Van Raak submitted a request on Wednesday during a procedural meeting of the Second Chamber’s Permanent Committee for Kingdom Relations to start a written procedure to get the input of other committee members on his proposal.
Van Raak wants the support of the Second Chamber to send a request to Curaçao Prime Minister Ivar Asjes, under whose authority VDC resorts.
Asjes would have to give permission to allow the VDC informants to talk to the Dutch Parliament. According to Van Raak, talking to the (retired) VDC officers could shed light on the alleged large theft of data at the security agency in 2011.
There are indications that the stolen data may have included information of the Dutch secret service AIVD. Informants confirmed the theft, which is said to have been ordered by then Curaçao Prime Minister Gerrit Schotte. A motion submitted by Van Raak, and co-signed by Gert-Jan Segers of the Christian Union and Peter Oskam of the Christian Democratic Party CDA, two weeks ago seeking the assistance of the Dutch Government to arrange a closeddoor session with the VDC informants was voted down this week.
Van Raak now wants to try to get his colleagues to approve a direct, formal request to Asjes. The parties that supported his motion, the CDA, the Democratic Party D66, the Green Left Party Groen- Links, Christian Union, the Party for Animals PvdD, the reformed SGP party, along with a few smaller parties, and of course Van Raak’s own SP party might very well prove in favour of Van Raak’s request.
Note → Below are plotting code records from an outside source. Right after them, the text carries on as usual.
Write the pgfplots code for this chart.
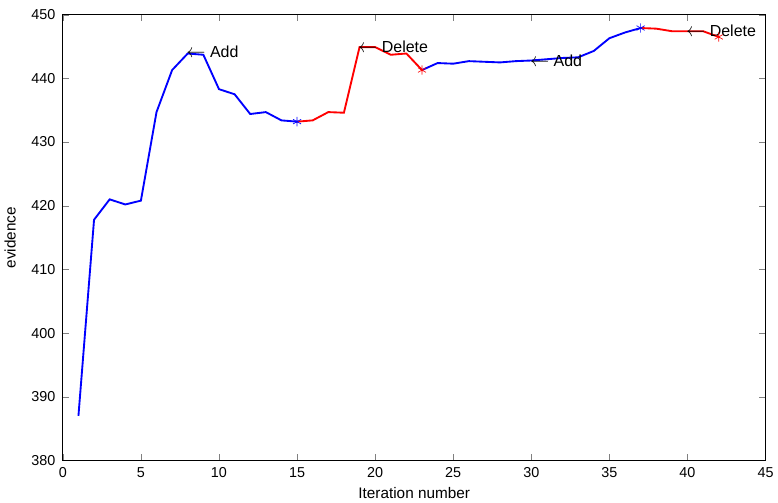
\documentclass[border=0pt]{standalone}
\usepackage{pgfplots}
\pgfplotsset{compat=1.18}
\usepackage{fontspec}
\setmainfont{Liberation Sans}
\newcommand{\larr}{{\fontsize{14}{14}\selectfont$\leftarrow$}}
\begin{document}
\begin{tikzpicture}
\begin{axis}[
    width=528pt, height=335pt,
    scale only axis,
    xmin=0, xmax=45, ymin=380, ymax=450,
    xtick={0,5,...,45}, ytick={380,390,...,450},
    tick align=inside,
    tick pos=both,
    major tick length=5pt,
    xlabel={Iteration number},
    ylabel={evidence},
    xlabel style={yshift=0pt},
    ylabel style={yshift=5pt},
    yticklabel style={xshift=-2pt},
    xticklabel style={yshift=-2pt},
    tick label style={font=\fontsize{10.8}{12}\selectfont},
    label style={font=\fontsize{11.5}{13}\selectfont},
    /pgf/number format/assume math mode=true,
    axis line style={line width=0.6pt},
    clip=false,
]
% add phases (blue)
\addplot[blue, line width=1.4pt] coordinates {
 (1,387.0)(2,417.8)(3,421.0)(4,420.2)(5,420.8)(6,434.7)(7,441.3)(8,443.9)
 (9,443.7)(10,438.3)(11,437.5)(12,434.4)(13,434.7)(14,433.4)(15,433.2)};
\addplot[blue, line width=1.4pt] coordinates {
 (23,441.3)(24,442.4)(25,442.3)(26,442.7)(27,442.6)(28,442.5)(29,442.7)
 (30,442.8)(31,443.0)(32,443.2)(33,443.3)(34,444.3)(35,446.3)(36,447.2)(37,447.9)};
% delete phases (red)
\addplot[red, line width=1.4pt] coordinates {
 (15,433.2)(16,433.4)(17,434.7)(18,434.6)(19,444.9)(20,444.9)(21,443.7)(22,443.9)(23,441.3)};
\addplot[red, line width=1.4pt] coordinates {
 (37,447.9)(38,447.8)(39,447.4)(40,447.4)(41,447.4)(42,446.5)};
% switch points
\addplot[blue, only marks, mark=asterisk, mark size=3.5pt, line width=0.5pt] coordinates {(15,433.2)(37,447.9)};
\addplot[red, only marks, mark=asterisk, mark size=3.5pt, line width=0.5pt] coordinates {(23,441.3)(42,446.5)};
% annotations
\node[anchor=west, inner sep=0pt, font=\fontsize{12}{13}\selectfont] at (axis cs:7.9,444.1) {\larr\ Add};
\node[anchor=west, inner sep=0pt, font=\fontsize{12}{13}\selectfont] at (axis cs:18.9,445.0) {\larr\ Delete};
\node[anchor=west, inner sep=0pt, font=\fontsize{12}{13}\selectfont] at (axis cs:29.9,442.7) {\larr\ Add};
\node[anchor=west, inner sep=0pt, font=\fontsize{12}{13}\selectfont] at (axis cs:39.9,447.5) {\larr\ Delete};
% white margin above the frame, as in the reference
\path (rel axis cs:0,1) -- ++(0pt,11pt);
\end{axis}
\end{tikzpicture}
\end{document}
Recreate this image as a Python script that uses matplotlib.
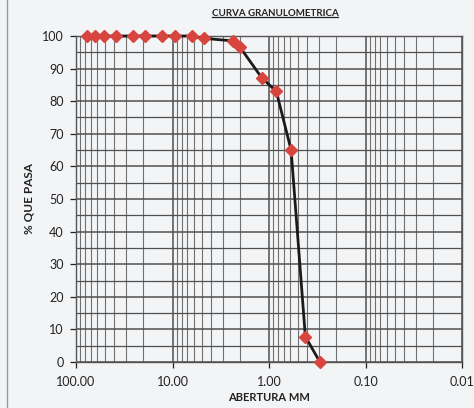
import matplotlib
matplotlib.use("Agg")
import matplotlib.pyplot as plt
from matplotlib.ticker import FixedLocator, LogLocator, NullFormatter, FixedFormatter
from matplotlib.lines import Line2D

# Sieve openings (mm) and cumulative percent passing
abertura_mm = [76.2, 63.5, 50.8, 38.1, 25.4, 19.05, 12.7, 9.525, 6.35,
               4.76, 2.38, 2.00, 1.19, 0.84, 0.59, 0.42, 0.297]
pct_pasa = [100, 100, 100, 100, 100, 100, 100, 100, 100,
            99.3, 98.5, 96.6, 87.2, 83.0, 65.0, 7.8, 0.0]

x_ticks = [100, 10, 1, 0.1, 0.01]
x_tick_labels = ["100.00", "10.00", "1.00", "0.10", "0.01"]
y_ticks = list(range(0, 101, 10))

bg = "#f3f4f6"
grid_c = "#505050"
text_c = "#222222"

plt.rcParams["font.family"] = ["Lato", "DejaVu Sans"]

fig = plt.figure(figsize=(4.74, 4.08), dpi=100, facecolor=bg)
ax = fig.add_axes([76 / 474, 1 - 362 / 408, (462 - 76) / 474, (362 - 36) / 408])
ax.set_facecolor(bg)

ax.set_xscale("log")
ax.set_xlim(100, 0.01)
ax.set_ylim(0, 100)

ax.xaxis.set_major_locator(FixedLocator(x_ticks))
ax.xaxis.set_major_formatter(FixedFormatter(x_tick_labels))
ax.xaxis.set_minor_locator(LogLocator(base=10, subs=range(2, 10)))
ax.xaxis.set_minor_formatter(NullFormatter())
ax.yaxis.set_major_locator(FixedLocator(y_ticks))
ax.yaxis.set_minor_locator(FixedLocator(list(range(5, 100, 10))))

ax.grid(True, which="major", axis="both", color=grid_c, linewidth=1.1)
ax.grid(True, which="minor", axis="x", color=grid_c, linewidth=0.8, alpha=0.8)
ax.grid(True, which="minor", axis="y", color=grid_c, linewidth=0.9)
ax.set_axisbelow(True)

for s in ax.spines.values():
    s.set_color("#555555")
    s.set_linewidth(1.0)

ax.tick_params(axis="both", which="major", labelsize=9, colors=text_c,
               length=4, width=0.9, direction="out")
ax.tick_params(axis="x", pad=6)
ax.tick_params(axis="y", pad=5)
ax.tick_params(axis="both", which="minor", length=0)

ax.plot(abertura_mm, pct_pasa, color="#1a1a1a", linewidth=2.0, zorder=3,
        solid_joinstyle="round", clip_on=False)
ax.plot(abertura_mm, pct_pasa, linestyle="none", marker="D", markersize=6.5,
        markerfacecolor="#d8453f", markeredgecolor="#d8453f", zorder=4,
        clip_on=False)

ax.set_xlabel("ABERTURA MM", fontsize=8, fontweight="bold", color=text_c, labelpad=3)
ax.set_ylabel("% QUE PASA", fontsize=8.5, fontweight="bold", color=text_c, labelpad=5)

title = fig.text(275 / 474, 1 - 14 / 408, "CURVA GRANULOMETRICA", ha="center",
                 va="center", fontsize=7, fontweight="bold", color=text_c)
# underline beneath the title
fig.canvas.draw()
bb = title.get_window_extent()
inv = fig.transFigure.inverted()
(x0, y0), (x1, y1) = inv.transform([(bb.x0, bb.y0), (bb.x1, bb.y1)])
fig.add_artist(Line2D([x0, x1], [y0 + 0.003, y0 + 0.003], transform=fig.transFigure,
                      color=text_c, linewidth=0.9))

# left edge of the chart frame
fig.add_artist(Line2D([7 / 474, 7 / 474], [0, 1], transform=fig.transFigure,
                      color="#9a9a9a", linewidth=1.0))

fig.savefig("out.png", dpi=100, facecolor=bg)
The two coalition parties, the liberal democratic VVD party and the Labour Party PvdA, had voted against the motion. During the same meeting on Wednesday, Van Raak sought the committee’s support to send Dutch Minister of Home Affairs and Kingdom Relations Ronald Plasterk a reminder to inform the Second Chamber on how the Dutch Government intends to give followup to the motion calling for a broad investigation of the flow of money between the governments of Curaçao and St. Maarten and criminal organisations, the upper and under world, with special attention for the gaming industry on the two islands.
Ideally, the investigation would be carried out jointly with Curaçao and St. Maarten. The motion, carried by an almost the complete Second Chamber last week, was submitted by Van Raak and André Bosman of the liberal democratic VVD party.
Minister Plasterk voiced no objections to the motion and even suggested broadening the scope of the investigation to include drugs smuggling and trafficking in women. He saw the motion as an encouragement to the current policy of the Dutch Government to strengthen the law enforcement system on the islands.